ARTIST STATEMENT
“SOFT FASCINATION”, 2021, Speaks of the pervasive nature of fear and anxiety in a setting where the absence of emotional turmoil has been created. The title of this series refers to the term soft fascination coined by psychologists to describe tranquility – where there is enough interest in our surroundings to hold attention but not so much that it compromises the ability to reflect. As our lives slowed down with life coming to a halt due to the pandemic, stillness welcomes in meditative moments of reflection and uncovers intrusive thoughts. Some works feature large spaces where color, light, and form have been engaged by far-reaching, invading shadows. These shadows mimic the serpentine appearance and consciousness across the surface to overtake these intended spaces of tranquility. In other works in this series, this chasm of emptiness is disrupted by the very colors and movements it sought to extinguish, in reflective chrome as well as raised contours of my body. This is reflective of clearing mental space to reset and come back to a place to restore your Spirit. This void, in all its splendor and strength, is the overwhelming presence of deadlines, flashbacks of traumatic events, and/or social conditioning that have limited our views and potential of ourselves. Tranquility is a state that we can conceive for our well-being and although the stresses of our lives may keep it less clear than we hope it to be, it is not impossible to achieve or embody.
ABOUT THE ARTIST
Raised and bred on the Southside of Chicago, MISU is an interdisciplinary artist. Their work explores themes related to their personal histories, such as vulnerability, fragmented realities, intersecting identities, and their cross-cultural upbringing as Nigerian-American. Within these topics is the undercurrent of creating, holding, and sharing a memory. They work in media that activate living memory through painting, installation, and photographic processes. As they continue to do the work to heal themselves, they seek to work through moments of catharsis in media and processes unfamiliar to them, to initiate new modes of coping in the present.

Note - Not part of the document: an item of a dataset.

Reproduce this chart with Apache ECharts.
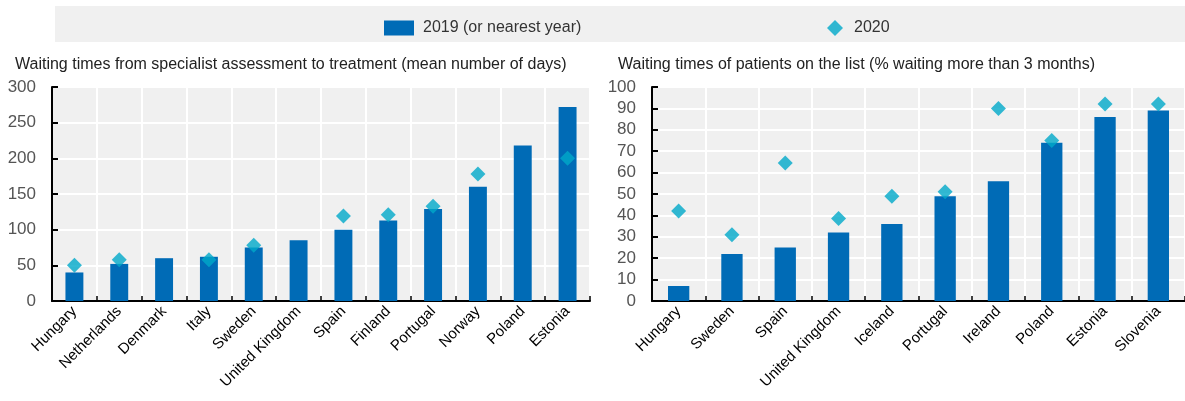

They obtained their BA in Studio Art at Chicago State University. They received scholarships quarterly during their undergraduate program based on the strength and merit of their distinctive coursework. Since participating in the Art Institute of Chicago’s Andrew W. Mellon Undergraduate Curatorial Summer Academy, they have explored independent fine arts curatorial opportunities.
They have exhibited at several galleries in cities such as Chicago, IL, Oshkosh, WI, and Acme, MI as well as receiving numerous honorable mentions for their photography work. Their budding art practice is continually driven by community engagement, deeply situated introspection, and the research of tangible and ephemeral materiality in quotidian rituals.
They currently live and work in Chicago, IL.